Sistem kapitalistik yang saat ini dominan dalam pengelolaan sumber daya alam terbukti tidak memprioritaskan kepentingan rakyat. Alih fungsi hutan demi ekspansi kelapa sawit semakin memperburuk kerusakan alam, meningkatkan frekuensi banjir, dan mengancam keberlanjutan ekosistem. Sementara itu, food estate yang dijanjikan sebagai solusi malah mandek dan lebih mengutamakan investasi besar ketimbang pemberdayaan petani lokal.

Keadaan ini hanya menambah beban perekonomian negara yang semakin bergantung pada impor pangan, yang tak hanya menggerus cadangan devisa tetapi juga memperburuk ketergantungan ekonomi nasional terhadap negara lain.

Berbeda dengan sistem yang ada saat ini, Islam menawarkan paradigma yang lebih adil dan berkelanjutan dalam pengelolaan sumber daya alam. Dalam sistem Islam (Khilafah), tanah dipandang sebagai aset publik yang harus dikelola untuk kesejahteraan rakyat, bukan untuk dieksploitasi oleh korporasi besar. Hutan dan tanah pertanian dijaga dan dikelola sesuai hukum syariah dengan tujuan melestarikan alam dan menjamin ketahanan pangan masyarakat.

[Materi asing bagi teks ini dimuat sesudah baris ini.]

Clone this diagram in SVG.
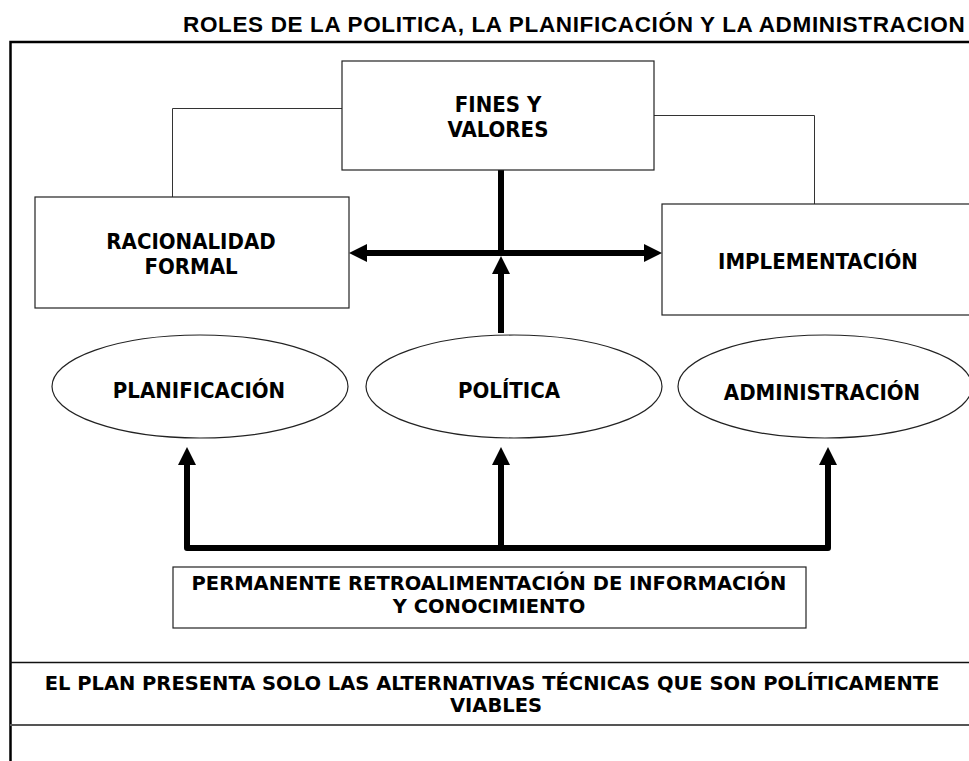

Menurut Syekh Taqiyuddin an-Nabhani dalam kitab Muqaddimah ad-Dustur, negara memiliki kewajiban untuk mengatur sektor pertanian demi mencapai tingkat produksi yang tinggi, dengan memperhatikan kelestarian lahan dan ekosistem, bukan membiarkan sistem pasar bebas merusak kehidupan masyarakat.

Dalam sistem Khilafah, negara bertindak sebagai pelayan langsung kebutuhan pangan rakyat. Negara memiliki tanggung jawab untuk mengoptimalkan intensifikasi dan ekstensifikasi lahan, memperkenalkan teknologi pertanian modern, dan memastikan distribusi pangan yang adil, tanpa ada penimbunan atau kartel.

“Pemilik lahan wajib mengelola tanahnya secara produktif atau negara berhak menyita dan mendistribusikannya kepada mereka yang lebih produktif. Ini sesuai dengan sabda Nabi Muhammad SAW,” kata seorang ahli ekonomi Islam.

Melalui sistem ini, ketahanan pangan Kalimantan Barat dan nasional dapat terjamin dengan cara yang adil, berkelanjutan, dan berkah.

Monokultur kelapa sawit bukanlah masalah jika dikelola dengan bijak sesuai dengan syariat Islam. Yang menjadi masalah adalah kapitalisme yang mendorong eksploitasi lahan secara serakah demi keuntungan semata, tanpa memperhatikan kesejahteraan rakyat dan kelestarian alam. Oleh karena itu, untuk mengatasi ancaman terhadap ketahanan pangan, bangsa ini perlu beralih kepada ideologi Islam kaffah yang menempatkan sumber daya alam sebagai hak publik yang wajib dilindungi oleh negara.

“Jika bangsa ini tetap mempertahankan sistem kapitalistik, maka ancaman terhadap ketahanan pangan akan semakin parah. Saatnya kita menyadari bahwa solusi mendasar bukan sekadar moratorium sawit atau proyek food estate tambal sulam, tetapi perubahan ideologi—kembali kepada Islam yang melindungi kepentingan rakyat,” tutupnya.